***** Given information
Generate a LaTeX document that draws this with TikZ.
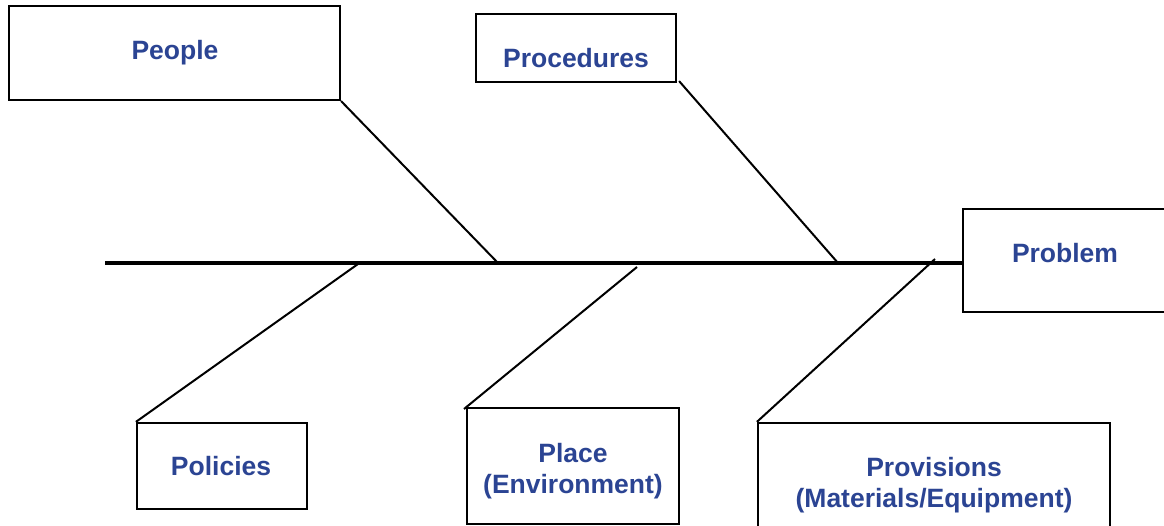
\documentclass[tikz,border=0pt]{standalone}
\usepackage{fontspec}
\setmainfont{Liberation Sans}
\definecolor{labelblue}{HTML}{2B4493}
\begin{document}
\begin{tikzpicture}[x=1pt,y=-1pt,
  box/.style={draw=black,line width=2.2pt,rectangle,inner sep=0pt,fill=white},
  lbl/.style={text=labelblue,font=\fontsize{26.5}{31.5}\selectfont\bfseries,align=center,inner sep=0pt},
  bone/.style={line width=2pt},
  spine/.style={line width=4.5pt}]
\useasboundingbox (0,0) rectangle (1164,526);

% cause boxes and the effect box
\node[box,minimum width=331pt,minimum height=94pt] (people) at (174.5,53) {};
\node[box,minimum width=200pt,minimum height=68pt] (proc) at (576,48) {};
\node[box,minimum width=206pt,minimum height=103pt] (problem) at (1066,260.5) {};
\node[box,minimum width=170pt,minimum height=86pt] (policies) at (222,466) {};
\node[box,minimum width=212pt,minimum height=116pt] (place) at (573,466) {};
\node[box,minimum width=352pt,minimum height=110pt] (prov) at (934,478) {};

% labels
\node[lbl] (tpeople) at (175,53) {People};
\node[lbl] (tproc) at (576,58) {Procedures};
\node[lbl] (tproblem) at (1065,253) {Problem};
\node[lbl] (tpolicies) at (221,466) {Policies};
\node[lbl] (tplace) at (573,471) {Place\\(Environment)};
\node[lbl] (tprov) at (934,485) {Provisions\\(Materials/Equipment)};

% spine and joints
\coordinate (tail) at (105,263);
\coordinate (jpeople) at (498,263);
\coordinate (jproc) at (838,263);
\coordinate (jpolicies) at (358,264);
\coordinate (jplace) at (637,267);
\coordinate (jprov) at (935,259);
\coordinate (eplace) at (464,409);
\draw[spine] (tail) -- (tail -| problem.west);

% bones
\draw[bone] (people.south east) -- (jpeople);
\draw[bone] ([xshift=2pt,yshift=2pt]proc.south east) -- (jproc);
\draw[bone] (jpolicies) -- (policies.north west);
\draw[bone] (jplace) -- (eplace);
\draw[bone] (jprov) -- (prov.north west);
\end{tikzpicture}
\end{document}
**********
Directions for this task: Copy the material shown above in full and exactly. Skip the pictures.

Full response:
Generate a LaTeX document that draws this with TikZ.
\documentclass[tikz,border=0pt]{standalone}
\usepackage{fontspec}
\setmainfont{Liberation Sans}
\definecolor{labelblue}{HTML}{2B4493}
\begin{document}
\begin{tikzpicture}[x=1pt,y=-1pt,
  box/.style={draw=black,line width=2.2pt,rectangle,inner sep=0pt,fill=white},
  lbl/.style={text=labelblue,font=\fontsize{26.5}{31.5}\selectfont\bfseries,align=center,inner sep=0pt},
  bone/.style={line width=2pt},
  spine/.style={line width=4.5pt}]
\useasboundingbox (0,0) rectangle (1164,526);

% cause boxes and the effect box
\node[box,minimum width=331pt,minimum height=94pt] (people) at (174.5,53) {};
\node[box,minimum width=200pt,minimum height=68pt] (proc) at (576,48) {};
\node[box,minimum width=206pt,minimum height=103pt] (problem) at (1066,260.5) {};
\node[box,minimum width=170pt,minimum height=86pt] (policies) at (222,466) {};
\node[box,minimum width=212pt,minimum height=116pt] (place) at (573,466) {};
\node[box,minimum width=352pt,minimum height=110pt] (prov) at (934,478) {};

% labels
\node[lbl] (tpeople) at (175,53) {People};
\node[lbl] (tproc) at (576,58) {Procedures};
\node[lbl] (tproblem) at (1065,253) {Problem};
\node[lbl] (tpolicies) at (221,466) {Policies};
\node[lbl] (tplace) at (573,471) {Place\\(Environment)};
\node[lbl] (tprov) at (934,485) {Provisions\\(Materials/Equipment)};

% spine and joints
\coordinate (tail) at (105,263);
\coordinate (jpeople) at (498,263);
\coordinate (jproc) at (838,263);
\coordinate (jpolicies) at (358,264);
\coordinate (jplace) at (637,267);
\coordinate (jprov) at (935,259);
\coordinate (eplace) at (464,409);
\draw[spine] (tail) -- (tail -| problem.west);

% bones
\draw[bone] (people.south east) -- (jpeople);
\draw[bone] ([xshift=2pt,yshift=2pt]proc.south east) -- (jproc);
\draw[bone] (jpolicies) -- (policies.north west);
\draw[bone] (jplace) -- (eplace);
\draw[bone] (jprov) -- (prov.north west);
\end{tikzpicture}
\end{document}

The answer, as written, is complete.